The lines to extract run from the first line of the material below to the line containing "import seaborn as sns", both included; leave the pictures behind.

Recorded data:

#####

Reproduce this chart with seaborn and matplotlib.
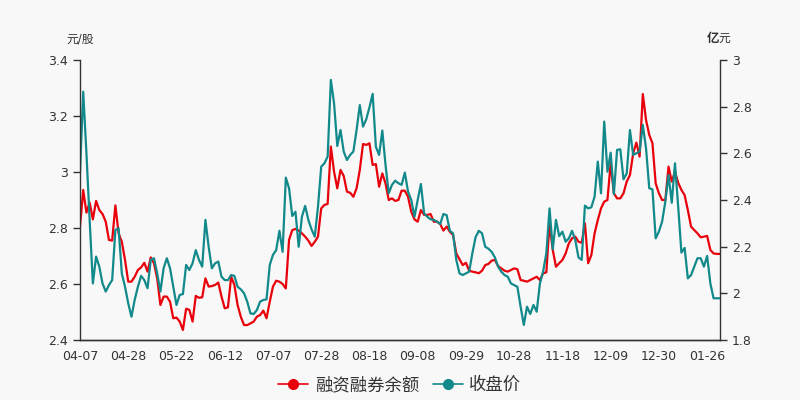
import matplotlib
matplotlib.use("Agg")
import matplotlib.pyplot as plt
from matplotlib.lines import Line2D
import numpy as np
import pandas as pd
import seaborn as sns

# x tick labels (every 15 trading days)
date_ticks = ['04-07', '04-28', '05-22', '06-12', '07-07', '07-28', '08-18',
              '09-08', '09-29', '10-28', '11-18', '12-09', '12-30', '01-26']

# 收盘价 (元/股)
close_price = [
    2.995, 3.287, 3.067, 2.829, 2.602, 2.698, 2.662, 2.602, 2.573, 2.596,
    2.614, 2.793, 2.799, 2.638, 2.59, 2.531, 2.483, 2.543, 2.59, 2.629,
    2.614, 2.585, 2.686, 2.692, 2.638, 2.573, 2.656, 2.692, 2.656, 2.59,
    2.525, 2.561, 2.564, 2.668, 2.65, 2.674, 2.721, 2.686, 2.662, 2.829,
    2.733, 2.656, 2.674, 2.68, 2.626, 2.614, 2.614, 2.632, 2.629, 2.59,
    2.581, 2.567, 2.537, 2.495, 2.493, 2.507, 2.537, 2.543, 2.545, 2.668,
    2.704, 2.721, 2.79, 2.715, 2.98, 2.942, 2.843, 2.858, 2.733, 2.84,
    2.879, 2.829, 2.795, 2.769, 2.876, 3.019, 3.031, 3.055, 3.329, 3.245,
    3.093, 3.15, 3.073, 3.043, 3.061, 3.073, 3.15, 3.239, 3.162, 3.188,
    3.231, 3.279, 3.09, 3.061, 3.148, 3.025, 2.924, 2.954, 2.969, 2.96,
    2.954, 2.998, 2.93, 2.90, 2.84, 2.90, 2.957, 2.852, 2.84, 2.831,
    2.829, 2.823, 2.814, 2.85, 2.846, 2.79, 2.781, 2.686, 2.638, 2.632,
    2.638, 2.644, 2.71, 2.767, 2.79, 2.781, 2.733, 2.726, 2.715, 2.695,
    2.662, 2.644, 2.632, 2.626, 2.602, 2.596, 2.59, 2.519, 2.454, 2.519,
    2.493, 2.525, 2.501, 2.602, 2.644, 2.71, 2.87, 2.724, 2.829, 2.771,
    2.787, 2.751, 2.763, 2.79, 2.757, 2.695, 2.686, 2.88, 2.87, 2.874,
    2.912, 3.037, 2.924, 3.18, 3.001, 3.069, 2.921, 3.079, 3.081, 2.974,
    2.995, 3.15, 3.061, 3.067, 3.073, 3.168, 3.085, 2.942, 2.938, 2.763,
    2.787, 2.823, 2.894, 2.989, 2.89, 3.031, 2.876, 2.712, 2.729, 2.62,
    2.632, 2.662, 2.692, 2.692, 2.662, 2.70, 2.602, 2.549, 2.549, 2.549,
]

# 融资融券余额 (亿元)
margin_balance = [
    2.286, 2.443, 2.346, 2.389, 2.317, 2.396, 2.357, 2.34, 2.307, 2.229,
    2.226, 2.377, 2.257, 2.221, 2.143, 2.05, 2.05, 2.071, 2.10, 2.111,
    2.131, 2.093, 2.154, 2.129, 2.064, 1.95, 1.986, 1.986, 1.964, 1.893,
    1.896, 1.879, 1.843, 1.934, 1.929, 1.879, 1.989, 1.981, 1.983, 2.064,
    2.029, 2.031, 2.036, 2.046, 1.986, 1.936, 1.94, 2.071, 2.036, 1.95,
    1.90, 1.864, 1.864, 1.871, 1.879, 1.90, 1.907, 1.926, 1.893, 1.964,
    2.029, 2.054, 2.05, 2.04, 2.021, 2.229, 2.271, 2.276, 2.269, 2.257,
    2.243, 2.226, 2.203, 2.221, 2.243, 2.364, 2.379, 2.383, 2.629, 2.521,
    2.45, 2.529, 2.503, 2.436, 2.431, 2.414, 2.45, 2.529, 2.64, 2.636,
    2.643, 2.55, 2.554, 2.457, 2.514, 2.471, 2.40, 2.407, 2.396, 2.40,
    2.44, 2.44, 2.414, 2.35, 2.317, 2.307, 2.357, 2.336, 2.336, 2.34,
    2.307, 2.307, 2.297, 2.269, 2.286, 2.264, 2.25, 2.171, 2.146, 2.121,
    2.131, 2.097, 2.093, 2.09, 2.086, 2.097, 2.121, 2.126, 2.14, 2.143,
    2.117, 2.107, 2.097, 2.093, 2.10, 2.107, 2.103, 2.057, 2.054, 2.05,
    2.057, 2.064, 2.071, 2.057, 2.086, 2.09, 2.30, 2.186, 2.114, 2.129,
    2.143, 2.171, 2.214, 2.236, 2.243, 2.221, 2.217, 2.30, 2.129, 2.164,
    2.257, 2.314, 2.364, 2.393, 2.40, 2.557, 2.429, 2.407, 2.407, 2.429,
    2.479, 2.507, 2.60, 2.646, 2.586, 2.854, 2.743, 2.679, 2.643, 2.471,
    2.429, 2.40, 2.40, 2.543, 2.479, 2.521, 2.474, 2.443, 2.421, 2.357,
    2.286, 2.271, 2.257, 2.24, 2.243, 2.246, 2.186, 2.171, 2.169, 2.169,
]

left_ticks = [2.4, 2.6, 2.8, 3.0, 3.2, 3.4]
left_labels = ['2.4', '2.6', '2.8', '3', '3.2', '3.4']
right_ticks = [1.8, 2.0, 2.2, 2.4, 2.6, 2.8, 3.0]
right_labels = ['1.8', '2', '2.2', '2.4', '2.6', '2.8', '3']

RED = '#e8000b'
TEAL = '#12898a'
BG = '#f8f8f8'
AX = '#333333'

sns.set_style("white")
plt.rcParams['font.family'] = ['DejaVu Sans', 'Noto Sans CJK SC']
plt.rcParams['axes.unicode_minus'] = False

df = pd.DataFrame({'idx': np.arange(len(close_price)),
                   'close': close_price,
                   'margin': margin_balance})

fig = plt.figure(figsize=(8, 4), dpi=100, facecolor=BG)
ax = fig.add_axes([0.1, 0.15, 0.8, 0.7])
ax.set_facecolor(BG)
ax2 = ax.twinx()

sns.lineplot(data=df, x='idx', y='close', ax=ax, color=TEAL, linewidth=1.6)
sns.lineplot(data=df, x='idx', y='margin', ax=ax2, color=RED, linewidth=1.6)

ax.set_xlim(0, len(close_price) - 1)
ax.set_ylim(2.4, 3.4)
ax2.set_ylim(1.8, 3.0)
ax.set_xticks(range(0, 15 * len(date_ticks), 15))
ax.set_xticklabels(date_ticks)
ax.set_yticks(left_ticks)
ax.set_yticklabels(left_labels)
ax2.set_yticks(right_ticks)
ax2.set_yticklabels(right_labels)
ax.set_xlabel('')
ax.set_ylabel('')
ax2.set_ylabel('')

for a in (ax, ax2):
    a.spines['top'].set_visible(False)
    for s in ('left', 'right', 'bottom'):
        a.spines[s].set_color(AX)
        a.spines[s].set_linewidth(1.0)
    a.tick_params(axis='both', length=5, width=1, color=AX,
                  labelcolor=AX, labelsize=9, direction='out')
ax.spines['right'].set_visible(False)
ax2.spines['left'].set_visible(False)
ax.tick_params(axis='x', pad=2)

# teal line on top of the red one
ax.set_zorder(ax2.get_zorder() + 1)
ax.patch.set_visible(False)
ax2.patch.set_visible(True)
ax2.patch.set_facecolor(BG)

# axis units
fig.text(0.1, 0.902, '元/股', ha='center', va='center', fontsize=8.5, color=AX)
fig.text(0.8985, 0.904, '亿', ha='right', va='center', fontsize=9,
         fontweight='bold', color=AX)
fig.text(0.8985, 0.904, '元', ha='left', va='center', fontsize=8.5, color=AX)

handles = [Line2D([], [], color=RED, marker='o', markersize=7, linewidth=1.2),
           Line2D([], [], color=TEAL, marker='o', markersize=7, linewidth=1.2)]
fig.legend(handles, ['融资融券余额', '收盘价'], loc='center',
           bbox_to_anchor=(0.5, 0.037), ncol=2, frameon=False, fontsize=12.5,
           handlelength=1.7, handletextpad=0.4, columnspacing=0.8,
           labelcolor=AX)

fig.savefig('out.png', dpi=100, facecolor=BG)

#####

Solution to the problem:
Reproduce this chart with seaborn and matplotlib.
import matplotlib
matplotlib.use("Agg")
import matplotlib.pyplot as plt
from matplotlib.lines import Line2D
import numpy as np
import pandas as pd
import seaborn as sns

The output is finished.